Here's a helper function that uses this metadata to take a trace of a single particle and the name of the batch plate (which you could either hardcode or read off from the trace using the fact that it must appear at every site) and group its log_prob tensors into separate lists for each batch index:

def group_batch_log_probs(particle_trace, plate_name):
    batch_log_probs = collections.defaultdict(list)
    for node in trace.nodes.values():
        if node["type"] != "sample":
            continue
        batch_frame = next(f for f in node["cond_indep_stack"] if f.name == plate_name)
        batch_log_probs[batch_frame].append(node["log_prob"])
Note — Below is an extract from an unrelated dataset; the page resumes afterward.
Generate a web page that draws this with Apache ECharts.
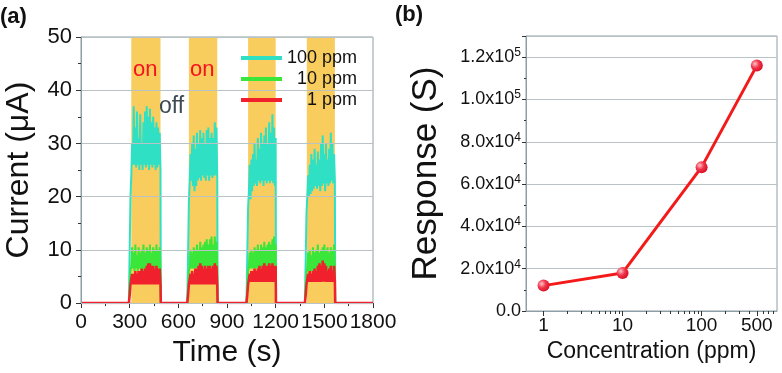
<!DOCTYPE html>
<html>
<head>
<meta charset="utf-8">
<script src="https://cdn.jsdelivr.net/npm/echarts@6/dist/echarts.min.js"></script>
<style>
html, body { margin: 0; padding: 0; background: #fff; }
#main { width: 782px; height: 373px; }
</style>
</head>
<body>
<div id="main"></div>
<script>
// (a) current vs time, read every 5 s while the gas is on
var timeS = [0,
  295, 300, 305, 310, 315, 320, 325, 330, 335, 340, 345, 350, 355, 360, 365, 370, 375, 380, 385, 390, 395, 400, 405, 410, 415, 420, 425, 430, 435, 440, 445, 450, 455, 460, 465, 470, 475, 480, 485, 490, 492,
  655, 660, 665, 670, 675, 680, 685, 690, 695, 700, 705, 710, 715, 720, 725, 730, 735, 740, 745, 750, 755, 760, 765, 770, 775, 780, 785, 790, 795, 800, 805, 810, 815, 820, 825, 830, 835, 840, 842,
  1020, 1025, 1030, 1035, 1040, 1045, 1050, 1055, 1060, 1065, 1070, 1075, 1080, 1085, 1090, 1095, 1100, 1105, 1110, 1115, 1120, 1125, 1130, 1135, 1140, 1145, 1150, 1155, 1160, 1165, 1170, 1175, 1180, 1185, 1190, 1195, 1200, 1202,
  1380, 1385, 1390, 1395, 1400, 1405, 1410, 1415, 1420, 1425, 1430, 1435, 1440, 1445, 1450, 1455, 1460, 1465, 1470, 1475, 1480, 1485, 1490, 1495, 1500, 1505, 1510, 1515, 1520, 1525, 1530, 1535, 1540, 1545, 1550, 1555, 1560, 1565, 1567,
  1800];

var cur100 = [0, 0,
  10, 20, 24, 30, 26, 37, 26, 33, 25.5, 36, 26, 31, 25, 35.5, 26, 30, 25, 34, 26, 36, 25.5, 37, 26, 35, 25, 36.5, 26, 34, 25.5, 35, 26, 33, 25, 34, 25.5, 33, 26, 32, 25,
  0, 0,
  9, 19, 23, 28, 23, 30, 22, 31.5, 21, 29, 22, 32, 23, 30, 23.5, 32.5, 23, 31, 24, 32, 23.5, 30, 23, 32.5, 24, 33, 23, 31, 24, 32, 23.5, 31, 24, 34, 24, 33, 23.5,
  0, 0,
  9, 18, 21, 26, 19.5, 27, 21, 28, 22, 30, 22.5, 27, 22, 31, 23, 29, 22.5, 32, 23, 30, 22, 31.5, 23, 33, 22.5, 30, 23, 34, 22.5, 32, 23, 35.5, 22.5, 33, 22, 31,
  0, 0,
  8, 17, 20, 24, 20, 26, 20.5, 28, 21, 27, 21.5, 29, 22, 26, 21.5, 28.5, 22, 27, 21, 30, 22, 31.5, 22.5, 28, 21, 30, 22.5, 27, 22, 29, 22.5, 32, 23, 30, 22.5, 28, 23,
  0, 0];

var cur10 = [0, 0,
  3, 6, 7, 10.5, 6.5, 9.5, 6, 11, 6.5, 9, 6, 10.5, 6.5, 9.5, 6, 10, 6.5, 11, 6, 9.5, 6.5, 10.5, 6, 10, 6.5, 11, 6, 9.5, 6.5, 10.5, 6, 10, 6.5, 11, 6, 10, 6.5, 10.5, 6,
  0, 0,
  3, 6, 7, 10, 6.5, 9.5, 6.5, 10.5, 6.5, 10, 6.5, 11, 6.5, 10, 6.5, 11.5, 6.5, 10.5, 6.5, 11, 6.5, 11.5, 6.5, 12, 6.5, 11, 6.5, 12, 6.5, 12.5, 6.5, 11, 6.5, 12.5, 6.5, 11.5, 6.5,
  0, 0,
  3, 6, 7, 9.5, 6.5, 10, 6.5, 9.5, 6.5, 10.5, 6.5, 10, 6.5, 11, 6.5, 10, 6.5, 11, 6.5, 10.5, 6.5, 11.5, 6.5, 10.5, 6.5, 11, 6.5, 11.5, 6.5, 11, 6.5, 12, 6.5, 12.5, 6.5, 11,
  0, 0,
  3, 5.5, 7, 9.5, 6, 10, 6, 9, 6, 10.5, 6, 9.5, 6, 10, 6, 11, 6, 9.5, 6, 10, 6, 10.5, 6, 11, 6, 10, 6, 10.5, 6, 9.5, 6, 10.5, 6, 10, 6, 11, 6,
  0, 0];

var cur1 = [0, 0,
  1.5, 3.5, 4.5, 5.5, 3.5, 5.5, 3.5, 6, 3.5, 5.5, 3.5, 6, 3.5, 6, 3.5, 6.5, 3.5, 6, 3.5, 6.5, 3.5, 7, 3.5, 7.5, 3.5, 7.5, 3.5, 7, 3.5, 7, 3.5, 6.5, 3.5, 7, 3.5, 6.5, 3.5, 6.5, 3.5,
  0, 0,
  1.5, 3.5, 4.5, 5.5, 3.5, 6, 3.5, 5.5, 3.5, 6.5, 3.5, 6.5, 3.5, 7, 3.5, 7.5, 3.5, 7, 3.5, 6.5, 3.5, 7, 3.5, 6.5, 3.5, 7, 3.5, 7, 3.5, 6.5, 3.5, 7, 3.5, 7.5, 3.5, 7, 3.5,
  0, 0,
  1.5, 3.5, 4.5, 5.5, 4, 6, 4, 6, 4, 6.5, 4, 6, 4, 6.5, 4, 7, 4, 6.5, 4, 7, 4, 7.5, 4, 7, 4, 7, 4, 7.5, 4, 7, 4, 7.5, 4, 7, 4, 7,
  0, 0,
  1.5, 3.5, 4.5, 5.5, 4, 6, 4, 5.5, 4, 6, 4, 6.5, 4, 6, 4, 7, 4, 7.5, 4, 7, 4, 8, 4, 7.5, 4, 7, 4, 6, 4, 6.5, 4, 7, 4, 6, 4, 7, 4,
  0, 0];

// gas-on windows (yellow)
var onBands = [[310, 490], [665, 840], [1030, 1200], [1392, 1565]];

// (b) response vs concentration
var concPpm = [1, 10, 100, 500];
var responseS = [12000, 18000, 68000, 116000];
var concTicks = [1, 10, 100, 500];
var concMinorTicks = [2, 3, 4, 5, 6, 7, 8, 9, 20, 30, 40, 50, 60, 70, 80, 90, 200, 300, 400, 600, 700, 800];

var font = 'Liberation Sans';
var frameGray = '#8E9EA6';
var gridGray = '#B9C3C5';
var yellow = '#F9CC5E';

function trace(name, values, color, width) {
  return {
    name: name,
    type: 'line',
    xAxisIndex: 0,
    yAxisIndex: 0,
    symbol: 'none',
    data: timeS.map(function (t, i) { return [t, values[i]]; }),
    lineStyle: { color: color, width: width },
    itemStyle: { color: color }
  };
}

function sciLabel(v) {
  if (v === 0) return '{n|0.0}';
  if (v > 120000) return '';
  var e = Math.floor(Math.log10(v) + 1e-9);
  var m = (v / Math.pow(10, e)).toFixed(1);
  return '{n|' + m + 'x10}{s|' + e + '}';
}

var s100 = trace('100 ppm', cur100, '#30E0C4', 2);
s100.markArea = {
  silent: true,
  itemStyle: { color: yellow },
  data: onBands.map(function (b) { return [{ xAxis: b[0] }, { xAxis: b[1] }]; })
};

var chart = echarts.init(document.getElementById('main'));
chart.setOption({
  animation: false,
  textStyle: { fontFamily: font },
  grid: [
    { left: 81, right: 409, top: 37, bottom: 66, show: true, borderColor: frameGray, borderWidth: 1 },
    { left: 526, right: 5, top: 36, bottom: 62, show: true, borderColor: frameGray, borderWidth: 1 }
  ],
  legend: {
    data: ['100 ppm', '10 ppm', '1 ppm'],
    orient: 'vertical',
    left: 236,
    top: 44,
    icon: 'rect',
    itemWidth: 41,
    itemHeight: 4,
    itemGap: 3,
    formatter: function (n) { return '{r|' + n + '}'; },
    textStyle: {
      fontFamily: font, fontSize: 18, color: '#111',
      rich: { r: { width: 70, align: 'right', fontSize: 18, fontFamily: font, color: '#111' } }
    }
  },
  xAxis: [
    {
      gridIndex: 0, type: 'value', min: 0, max: 1800, interval: 300,
      name: 'Time (s)', nameLocation: 'middle', nameGap: 30,
      nameTextStyle: { fontSize: 30, color: '#111', fontFamily: font },
      axisLine: { lineStyle: { color: frameGray } },
      axisTick: { show: true, inside: false, length: 5, lineStyle: { color: '#333' } },
      minorTick: { show: true, splitNumber: 2, length: 3, lineStyle: { color: '#333' } },
      axisLabel: {
        fontSize: 21, color: '#111', margin: 9, fontFamily: font,
        showMinLabel: true, showMaxLabel: true, hideOverlap: false,
        formatter: function (v) { return String(v); }
      },
      splitLine: { show: false }
    },
    {
      gridIndex: 1, type: 'log', logBase: 10, min: 0.6, max: 900, position: 'bottom',
      name: 'Concentration (ppm)', nameLocation: 'middle', nameGap: 27,
      nameTextStyle: { fontSize: 23, color: '#111', fontFamily: font },
      axisLine: { lineStyle: { color: frameGray } },
      axisTick: { show: true, length: 5, customValues: concTicks, lineStyle: { color: '#333' } },
      axisLabel: { fontSize: 19, color: '#111', margin: 5, customValues: concTicks, fontFamily: font },
      splitLine: { show: false }
    },
    {
      gridIndex: 1, type: 'log', logBase: 10, min: 0.6, max: 900, position: 'bottom', offset: 0,
      axisLine: { show: false },
      axisTick: { show: true, length: 3, customValues: concMinorTicks, lineStyle: { color: '#333' } },
      axisLabel: { show: false },
      splitLine: { show: false }
    }
  ],
  yAxis: [
    {
      gridIndex: 0, type: 'value', min: 0, max: 50, interval: 10, z: 5,
      name: 'Current (\u03bcA)', nameLocation: 'middle', nameGap: 46,
      nameTextStyle: { fontSize: 32, color: '#111', fontFamily: font },
      axisLine: { show: true, lineStyle: { color: frameGray } },
      axisTick: { show: true, length: 5, lineStyle: { color: '#333' } },
      minorTick: { show: true, splitNumber: 2, length: 3, lineStyle: { color: '#333' } },
      axisLabel: { fontSize: 22, color: '#111', margin: 9, fontFamily: font },
      splitLine: { show: true, lineStyle: { color: gridGray, width: 1 } }
    },
    {
      gridIndex: 1, type: 'value', min: 0, max: 130000, interval: 20000,
      name: 'Response (S)', nameLocation: 'middle', nameGap: 82,
      nameTextStyle: { fontSize: 35, color: '#111', fontFamily: font },
      axisLine: { show: true, lineStyle: { color: frameGray } },
      axisTick: { show: true, length: 4, lineStyle: { color: '#333' } },
      minorTick: { show: true, splitNumber: 2, length: 2, lineStyle: { color: '#333' } },
      axisLabel: {
        showMaxLabel: false, margin: 5, formatter: sciLabel,
        rich: {
          n: { fontSize: 18, color: '#111', fontFamily: font },
          s: { fontSize: 12, color: '#111', fontFamily: font, padding: [0, 0, 9, 0] }
        }
      },
      splitLine: { show: true, lineStyle: { color: gridGray, width: 1 } }
    }
  ],
  graphic: [
    { type: 'text', z: 100, left: 0, top: 6, style: { text: '(a)', fontSize: 22, fontWeight: 'bold', fontFamily: font, fill: '#111' } },
    { type: 'text', z: 100, left: 395, top: 4, style: { text: '(b)', fontSize: 22, fontWeight: 'bold', fontFamily: font, fill: '#111' } },
    { type: 'text', z: 100, left: 133, top: 59, style: { text: 'on', fontSize: 22, fontFamily: font, fill: '#F5141E' } },
    { type: 'text', z: 100, left: 190, top: 59, style: { text: 'on', fontSize: 22, fontFamily: font, fill: '#F5141E' } },
    { type: 'text', z: 100, left: 159, top: 95, style: { text: 'off', fontSize: 23, fontFamily: font, fill: '#3D4B52' } }
  ],
  series: [
    s100,
    trace('10 ppm', cur10, '#3AE63A', 2),
    trace('1 ppm', cur1, '#F0202C', 2.5),
    {
      name: 'Response',
      type: 'line',
      xAxisIndex: 1,
      yAxisIndex: 1,
      data: concPpm.map(function (c, i) { return [c, responseS[i]]; }),
      symbol: 'circle',
      symbolSize: 12,
      lineStyle: { color: '#F41A1A', width: 3 },
      itemStyle: {
        color: new echarts.graphic.RadialGradient(0.35, 0.35, 0.7, [
          { offset: 0, color: '#FFC2C8' },
          { offset: 0.5, color: '#F0344A' },
          { offset: 1, color: '#D80F24' }
        ])
      }
    }
  ]
});
</script>
</body>
</html>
    # return list of lists of factors per batch index
    return list(batch_log_probs.items())

You should be able to use this function in a fork of RenyiELBO to reorder operations appropriately, although I imagine doing everything sequentially will be quite slow.

Thanks @eb8680 :)

We're not that worried about speed right now; more that there is a class of models we'd like to target that isn't easy to learn because using RenyiELBO/RWS necessitates batch_size = 1 right now; i.e. DreamCoder-style programmatic models.

Do you guys think it might be useful in general to look into 'padded' traces as a special case---where conditional independence holds, and vectorisation isn't possible only because of stochastic-length traces---to help with the speed issue? Assuming of course that you've not already looked into it and decided it's more pain than its worth?

it might be useful in general to look into 'padded' traces

While I haven't thought about this in detail, I'm inclined to implement this as some sort of transformation or rewriting, either of Trace objects or of collections of log_probs extracted from those trace objects. One possible implementation would be to transform a sequential Trace object to a vectorized Trace object by concatenating some of the sites. Another possibility would be to extract the log_prob terms as a data structure of Funsors and do the rewriting with funsor machinery. Probably the simplest possibility is to formalize the assumptions of @eb8680's helper above.